Most photos that are taken on a smartphone are shared on Instagram and Facebook, they’re not published on television, they’re not videos that are being made for broadcast. We’re kind of at a point where do we even need it to be any better.

Does that mean you think the next development of the phones will be further towards making them into computers that you can plug into a monitor?

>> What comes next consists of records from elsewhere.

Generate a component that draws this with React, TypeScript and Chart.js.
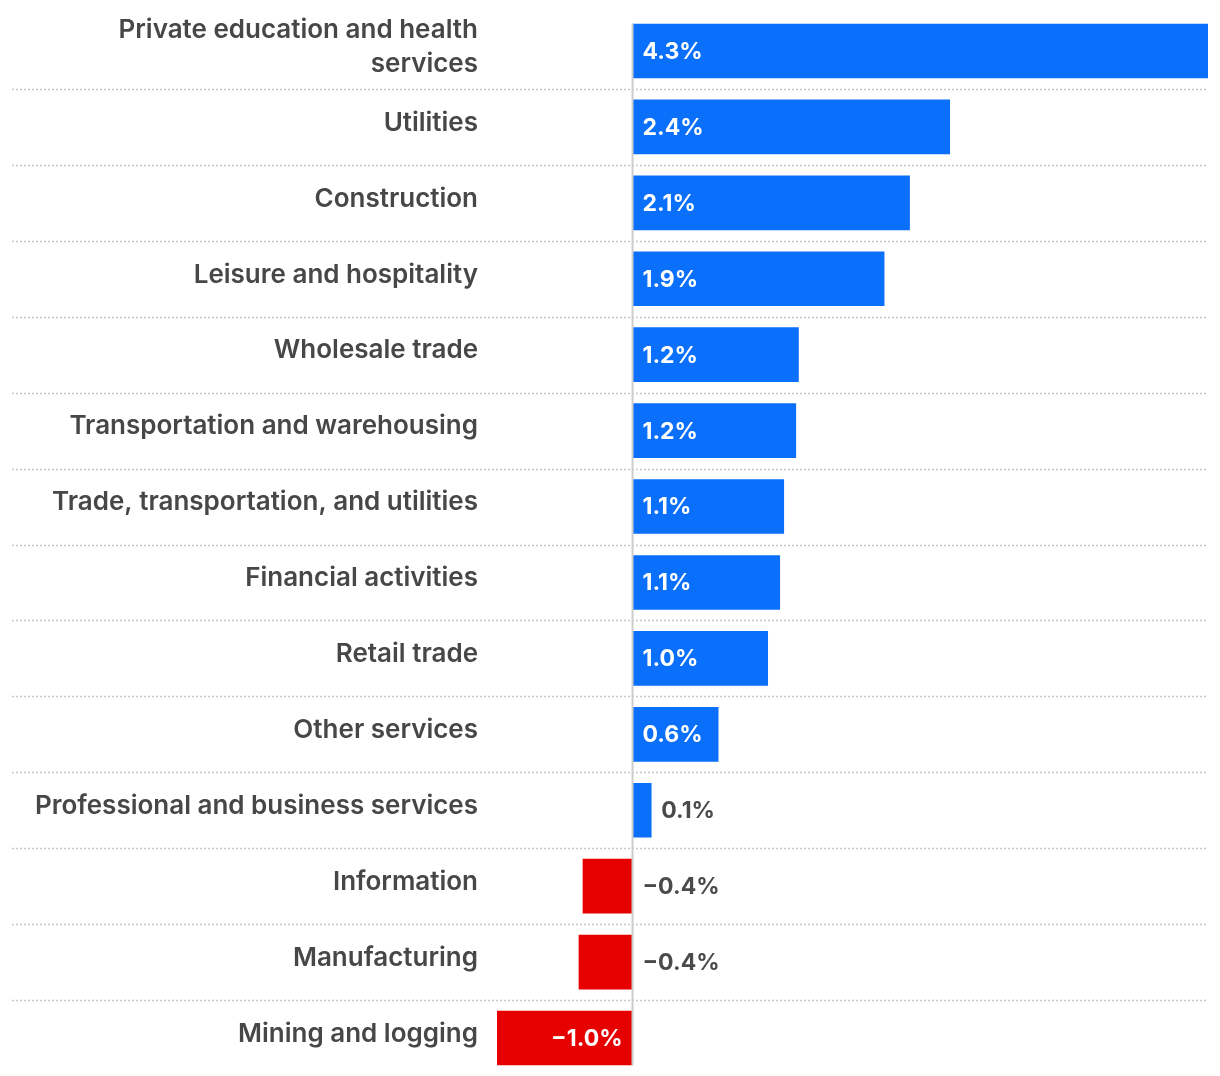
import React, { useEffect, useRef } from "react";
import { Chart, registerables } from "chart.js";

Chart.register(...registerables);

const categories: (string | string[])[] = [
  ["Private education and health", "services"],
  "Utilities",
  "Construction",
  "Leisure and hospitality",
  "Wholesale trade",
  "Transportation and warehousing",
  "Trade, transportation, and utilities",
  "Financial activities",
  "Retail trade",
  "Other services",
  "Professional and business services",
  "Information",
  "Manufacturing",
  "Mining and logging",
];

const values: number[] = [4.3, 2.37, 2.07, 1.88, 1.24, 1.22, 1.13, 1.1, 1.01, 0.64, 0.14, -0.37, -0.4, -1.01];

const BLUE = "#0a6ffb";
const RED = "#e60000";
const FONT = "Inter, 'Noto Sans', sans-serif";

function fmt(v: number): string {
  const s = Math.abs(v).toFixed(1) + "%";
  return v < 0 ? "\u2212" + s : s;
}

const decorPlugin = {
  id: "decor",
  beforeDatasetsDraw(chart: any) {
    const { ctx, chartArea } = chart;
    const y = chart.scales.y;
    const n = categories.length;
    ctx.save();
    ctx.strokeStyle = "#c8c8c8";
    ctx.lineWidth = 1.5;
    ctx.setLineDash([2, 2]);
    for (let i = 0; i < n - 1; i++) {
      const yy = Math.round((y.getPixelForValue(i) + y.getPixelForValue(i + 1)) / 2) + 0.5;
      ctx.beginPath();
      ctx.moveTo(4, yy);
      ctx.lineTo(chartArea.right, yy);
      ctx.stroke();
    }
    ctx.restore();
  },
  afterDatasetsDraw(chart: any) {
    const { ctx } = chart;
    const x = chart.scales.x;
    const meta = chart.getDatasetMeta(0);
    const x0 = x.getPixelForValue(0);
    const first = meta.data[0];
    const last = meta.data[meta.data.length - 1];
    ctx.save();
    ctx.strokeStyle = "#cccccc";
    ctx.lineWidth = 2;
    ctx.beginPath();
    ctx.moveTo(x0, first.y - first.height / 2);
    ctx.lineTo(x0, last.y + last.height / 2);
    ctx.stroke();

    ctx.font = `700 23px ${FONT}`;
    ctx.textBaseline = "middle";
    meta.data.forEach((bar: any, i: number) => {
      const v = values[i];
      const text = fmt(v);
      const w = ctx.measureText(text).width;
      const barW = Math.abs(bar.x - x0);
      if (v >= 0) {
        if (barW > w + 20) {
          ctx.fillStyle = "#ffffff";
          ctx.textAlign = "left";
          ctx.fillText(text, x0 + 10, bar.y + 1);
        } else {
          ctx.fillStyle = "#4a4a4a";
          ctx.textAlign = "left";
          ctx.fillText(text, bar.x + 10, bar.y + 1);
        }
      } else {
        if (barW > w + 20) {
          ctx.fillStyle = "#ffffff";
          ctx.textAlign = "right";
          ctx.fillText(text, x0 - 10, bar.y + 1);
        } else {
          ctx.fillStyle = "#4a4a4a";
          ctx.textAlign = "left";
          ctx.fillText(text, x0 + 10, bar.y + 1);
        }
      }
    });
    ctx.restore();
  },
};

export default function App() {
  const ref = useRef<HTMLCanvasElement>(null);
  useEffect(() => {
    if (!ref.current) return;
    const chart = new Chart(ref.current, {
      type: "bar",
      data: {
        labels: categories,
        datasets: [
          {
            data: values,
            backgroundColor: values.map((v) => (v >= 0 ? BLUE : RED)),
            barThickness: 54,
            borderWidth: 0,
          },
        ],
      },
      options: {
        indexAxis: "y",
        animation: false,
        responsive: false,
        layout: { padding: { top: 5, right: 4, bottom: 0, left: 0 } },
        plugins: { legend: { display: false }, tooltip: { enabled: false } },
        scales: {
          x: {
            min: -1.02,
            max: 4.3,
            display: false,
          },
          y: {
            grid: { display: false, drawTicks: false },
            border: { display: false },
            afterFit: (scale: any) => {
              scale.width = 488;
              scale.paddingTop = 0;
              scale.paddingBottom = 0;
            },
            ticks: {
              padding: 18,
              labelOffset: -4,
              color: "#474747",
              font: { family: FONT, size: 26, weight: "600", lineHeight: 1.3 },
            },
          },
        },
      },
      plugins: [decorPlugin],
    });
    return () => chart.destroy();
  }, []);
  return <canvas ref={ref} width={1204} height={1068} style={{ display: "block" }} />;
}
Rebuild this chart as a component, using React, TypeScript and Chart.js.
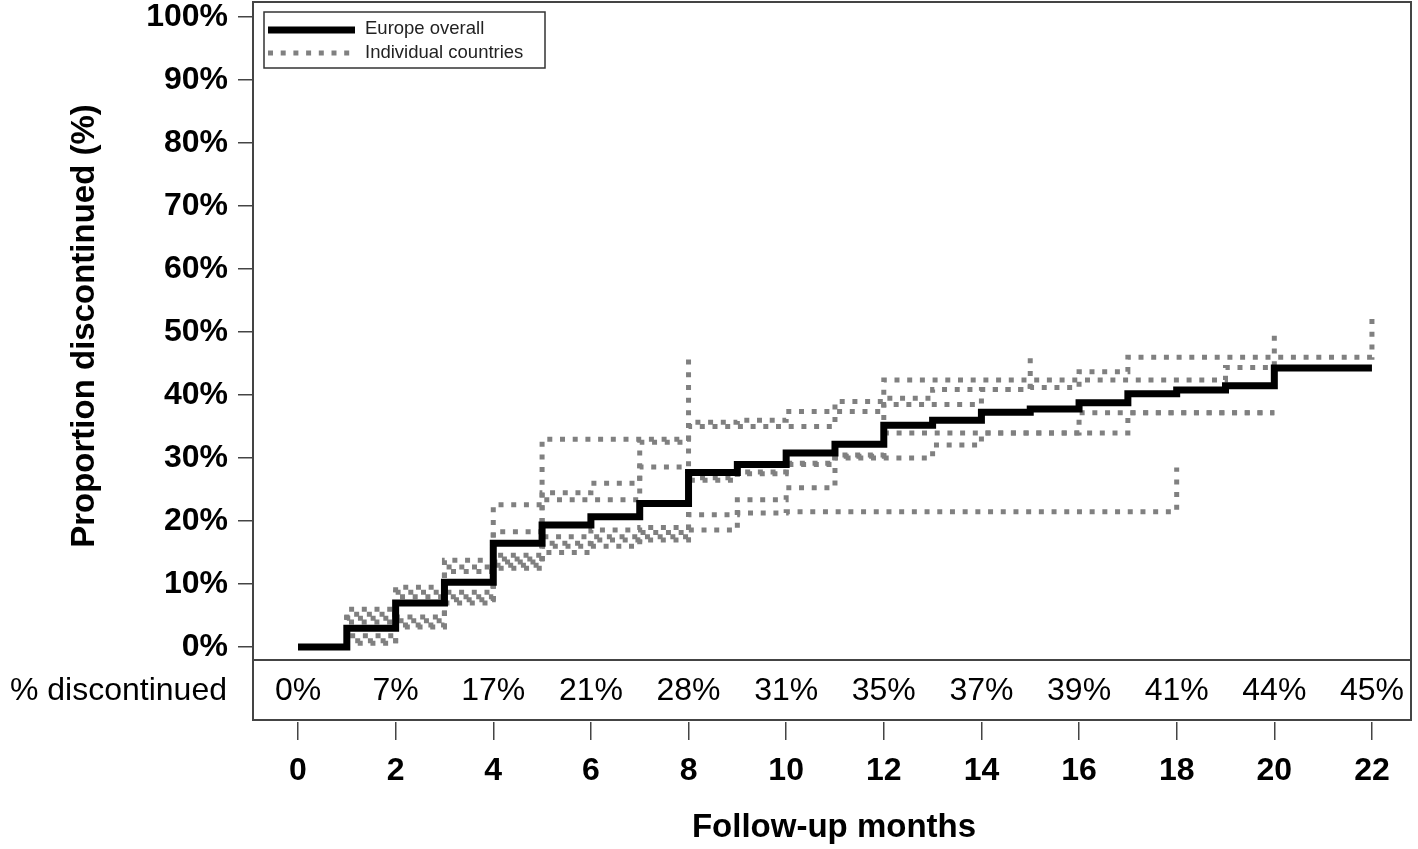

TL: Yeah, I think there will be a little bit more of a push into it. We carry this thing with us everywhere, it is so powerful. There will be both a push towards it being the only device you carry around and I think the next big push will be in the wearables, the smart watch. What do we do with the smart watch that’s on our wrist, how can we use it more than the phone so that we’re doing the basic tasks like texting, calling, using the watch on these smarter systems and the voice recognition technology. That’s where the real next kind of generation of evolution will be, that and these folding phones are about the newest and coolest things we have seen but again it’s taken six to eight months since they were announced by both Huawei and Samsung for either of them to come to market. We don’t still have a date for the Samsung folding phone to come to market.

Great to talk, Trevor, have a good day in New York.

TL: My pleasure, talk to you soon.

[Music]

Happy birthday to Ian Anderson the lead singer and flautist of Jethero Tull. And who could ever forget Thick as a Brick. What a great album that was.

[Music]

That’s it for Talking Finance this week. Have a great week.